Da allora Fran Lebowitz ha smesso di scrivere ( o meglio, di pubblicare: almeno fino al 1994 pare abbia lavorato a un romanzo, rimasto però incompiuto) e si è espressa – nonché guadagnata da vivere – parlando in pubblico, come l’altra sera agli Arcimboldi. Del resto la tradizione degli scrittori americani che tengono conferenze, specie se umoristi, ha radici profonde e prestigiose: Mark Twain era talmente richiesto e abile nell’arte oratoria che non è peregrino sostenere che sia stato persino un antesignano della stand- up comedy. Anche Fran Lebowitz ha molto in comune con la tradizione della stand- up: la sua è una comicità osservazionale – per lo più si ride del giudizio sferzante che lei ha degli altri e delle loro manifestazioni sociali – ma il suo sarcasmo non risparmia nemmeno sé stessa ( nel parlare di ciò che la gente eredita quando muoiono i genitori, «chi una casa in Connecticut, chi un appartamento a Manhattan», ha chiosato dicendo «quando mio padre è morto mi ha lasciato mia madre»).

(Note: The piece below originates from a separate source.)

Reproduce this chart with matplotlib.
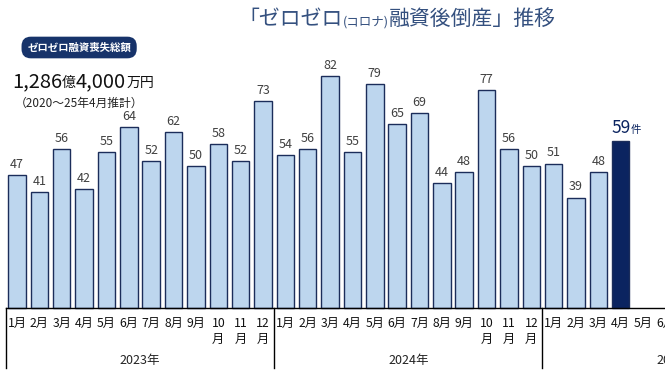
import matplotlib
matplotlib.use("Agg")
import matplotlib.pyplot as plt

plt.rcParams['font.family'] = ['Noto Sans CJK JP', 'DejaVu Sans']

# data
years = ["2023年", "2024年", "2025年"]
month_labels = ["1月", "2月", "3月", "4月", "5月", "6月", "7月", "8月", "9月",
                "10\n月", "11\n月", "12\n月"]
counts_2023 = [47, 41, 56, 42, 55, 64, 52, 62, 50, 58, 52, 73]
counts_2024 = [54, 56, 82, 55, 79, 65, 69, 44, 48, 77, 56, 50]
counts_2025 = [51, 39, 48, 59]
title_main = "「ゼロゼロ"
title_small = "(コロナ)"
title_rest = "融資後倒産」推移"
box_label = "ゼロゼロ融資喪失総額"
total_parts = [("1,286", 14.5), ("億", 10), ("4,000", 14.5), ("万円", 10)]
total_note = "（2020～25年4月推計）"

light = "#bdd6ee"
edge = "#1b2d5a"
navy = "#0b2460"
title_col = "#34507f"

values = counts_2023 + counts_2024 + counts_2025
xs = [i + 0.5 for i in range(len(values))]

fig = plt.figure(figsize=(6.65, 3.74), dpi=100)
ax = fig.add_axes([0, 0, 1, 1])
ax.set_xlim(-0.262, 29.48)
ax.set_ylim(-23.3, 108.8)
ax.axis("off")

colors = [light] * (len(values) - 1) + [navy]
ax.bar(xs, values, width=0.78, color=colors, edgecolor=edge, linewidth=1.0, zorder=2)

for x, v in zip(xs[:-1], values[:-1]):
    ax.annotate(str(v), (x, v), xytext=(0, 3), textcoords="offset points",
                ha="center", va="bottom", fontsize=9, color="#404040")

# latest month label
fig.canvas.draw()
r = fig.canvas.get_renderer()
t1 = ax.annotate(str(values[-1]), (xs[-1], values[-1]), xytext=(0, 3),
                 textcoords="offset points", ha="center", va="bottom",
                 fontsize=12.5, color=navy)
bb = t1.get_window_extent(r)
fig.text(bb.x1 / fig.bbox.width, bb.y0 / fig.bbox.height + 0.006, "件",
         fontsize=7.5, color=navy, ha="left", va="bottom")

# x axis
ax.axhline(0, xmin=0.0087, xmax=1, color="black", linewidth=1.0, zorder=3)
n_slots = 30
for y_i in range(len(years)):
    ax.plot([12 * y_i, 12 * y_i], [0, -21.3], color="black", linewidth=1.0,
            clip_on=False)
    for m in range(12):
        idx = 12 * y_i + m
        if idx >= n_slots:
            break
        ax.text(idx + 0.5, -3.0, month_labels[m], ha="center", va="top",
                fontsize=8.8, linespacing=1.3, color="#111111")
    ax.text(12 * y_i + 6, -18.4, years[y_i], ha="center", va="center",
            fontsize=9, color="#222222")

# title with mixed sizes
def draw_runs(runs, x0, y0, ha_center=False):
    objs = []
    x = x0
    for s, size, kw in runs:
        t = fig.text(x, y0, s, fontsize=size, va="baseline", ha="left", **kw)
        w = t.get_window_extent(r).width / fig.bbox.width
        objs.append(t)
        x += w
    if ha_center:
        total = x - x0
        for t in objs:
            px, py = t.get_position()
            t.set_position((px - total / 2, py))
    return objs

title_runs = [(title_main, 15, dict(color=title_col)),
              (title_small, 9, dict(color=title_col)),
              (title_rest, 15, dict(color=title_col))]
draw_runs(title_runs, 0.597, 0.932, ha_center=True)

fig.text(0.119, 0.873, box_label, fontsize=7.5, fontweight="bold", color="white",
         ha="center", va="center",
         bbox=dict(boxstyle="round,pad=0.55,rounding_size=0.9", fc="#17336a",
                   ec="none"))

draw_runs([(p, s, dict(color="#111111")) for p, s in total_parts], 0.018, 0.767)
fig.text(0.022, 0.74, total_note, fontsize=8.5, color="#222222",
         ha="left", va="top")

fig.savefig("out.png", dpi=100)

Ma Fran Lebowitz non è una stand- up comedian; è una scrittrice. Una scrittrice che però ama parlare piuttosto che scrivere. Risultato: ogni domanda che le veniva posta sul palco diventava l’innesco, talvolta il pretesto, per un corsivo, un elzeviro, un aforisma ( «È bello essere bambini quando si è adulti»), un editoriale ( «Non ho paura dell’Intelligenza Artificiale. Ho paura dell’intelligenza umana»), un vero e proprio saggio o un personal issue(come quando ha raccontato di quella volta che durante un volo Roma-Parigi è morto un passeggero, e il suo vicino a disagio ha chiesto di poter cambiare posto, al che Fran Lebowitz si è offerta subito volontaria e quello è stato il miglior viaggio della sua vita, il morto il miglior vicino di posto che abbia mai avuto). Il tutto orale; scritto benissimo anche se a voce. Non so se sia più divertente il fatto che Fran Lebowitz ci detesti o che a noi piaccia essere detestati da lei: so solo che la sua misantropia è saggia ed esilarante, e che noi non facciamo che darle motivo per odiarci, come nella parte finale dello show, quella delle domande dal pubblico( rigorosamente senza microfono per sadico volere dell’autrice-star). In quei 45 minuti il pubblico ha cercato la sua ribalta: in primis mostrando di sapere l’inglese, poi di aver fatto il classico ( una ragazza azzarda una domanda presuntuosissima citando Luigi Pirandello). Ma ogni domanda è oscurata dalla risposta – anche perché è l’unica cosa udibile. Al termine, esclusivissimo after party al ristorante dell’Emporio Armani, dove il sottoscritto è stato invitato evidentemente per errore. Ma era facile imbucarsi: bastava dire di essere uno dei + 7 di Oliviero Toscani – il quale non si è presentato, né si sono palesati i suoi accompagnatori; e almeno due persone che conosco le ho viste entrare così. Povera Fran Lebowitz: negli anni 70 partecipava a New York a feste iconiche in compagnia di gente come Andy Warhol; oggi, a Milano, si ritrova in compagnia mia e di falsi accompagnatori di Oliviero Toscani. Poi dici perché è una misantropa.